Now, on to odd stuff.
Yesterday morning I woke up with the Bible verse "Tell them I Am sent you, because I have seen their trials and heard their cries." I remember that as being from Moses conversation with God in the desert. I
haven't read that section in the Bible in at least six months. So it was weird that Holy Spirit chose to speak to me through that verse. I feel He brought this verse to my spirit to encourage me, but it might have to do with my purpose in life. Maybe I am to tell people that. That is the most important thing people need to know: "You God see me" and "You have heard my sorrows and you are helping me in my distress."
Then upping the oddness factor, yet another person has yet another dream about me. This one is from an internet Christian friend named Erica:
In dream, you had things in my home, like tv sets, couches and they were full of colors, like from Africa! Full of reds, greens, and yellows. You came in a dress flowing with colors and we sat and talked. Couldn't really hear all the words, but the place was huge and it looked nice and I was glad to see you!
Okay, yet another lovely dream. Yeah, but what does it mean? Maybe it connects to the horse dream...and my family life will be betting better. Or maybe I'll be dying and going to heaven soon and he's comforting my friends? Whatever it is, it's kinda weird. This is like the sixth or seventh dream in the past year and a half where folks see me in bright colors or in a white robe or dancing with butterflies or sitting on a porch on a sunset.

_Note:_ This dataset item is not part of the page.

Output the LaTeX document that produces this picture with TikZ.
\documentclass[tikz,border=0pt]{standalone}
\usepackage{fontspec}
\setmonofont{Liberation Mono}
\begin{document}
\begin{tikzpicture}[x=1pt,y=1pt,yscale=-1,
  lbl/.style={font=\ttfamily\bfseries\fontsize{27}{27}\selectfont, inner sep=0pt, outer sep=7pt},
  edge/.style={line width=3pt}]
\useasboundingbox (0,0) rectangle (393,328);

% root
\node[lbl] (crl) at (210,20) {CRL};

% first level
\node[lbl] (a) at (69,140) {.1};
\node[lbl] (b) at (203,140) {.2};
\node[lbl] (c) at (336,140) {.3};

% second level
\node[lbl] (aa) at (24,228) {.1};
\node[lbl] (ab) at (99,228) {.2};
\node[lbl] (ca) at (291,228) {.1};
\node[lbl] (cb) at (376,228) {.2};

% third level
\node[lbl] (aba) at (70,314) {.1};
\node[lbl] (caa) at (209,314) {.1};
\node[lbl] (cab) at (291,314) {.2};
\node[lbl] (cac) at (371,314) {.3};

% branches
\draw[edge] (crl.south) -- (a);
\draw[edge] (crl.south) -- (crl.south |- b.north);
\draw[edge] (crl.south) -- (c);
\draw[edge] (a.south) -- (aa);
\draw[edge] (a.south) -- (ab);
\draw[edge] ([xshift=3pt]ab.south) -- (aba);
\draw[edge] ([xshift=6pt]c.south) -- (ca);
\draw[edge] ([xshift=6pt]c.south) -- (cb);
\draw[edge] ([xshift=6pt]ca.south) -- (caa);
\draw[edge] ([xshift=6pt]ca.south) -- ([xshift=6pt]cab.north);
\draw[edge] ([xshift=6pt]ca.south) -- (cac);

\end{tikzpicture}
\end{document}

Some of these folks are folks I do not even talk to on a regular basis. I mean, a couple of weeks ago just as I was opening an email from a friend in Africa, no less. THE VERY MINUTE! I get a phone call from my gyno who is retired and who lives way in another county. And what does she say in that hard to comprehend Spanish accent of hers? "Carole, I had a dream about you this morning at 4 am. Is everything okay with you? I felt I should call."
I definitely feel I'm being told something. But what? To hope. Perhaps it's enough to heal the heart, to make me know that God is making others aware of me. Okay, I'm no stranger to flaky supernatural happenings so I'm just going to assume that God must be doing something...but does He realize He's creeping me out.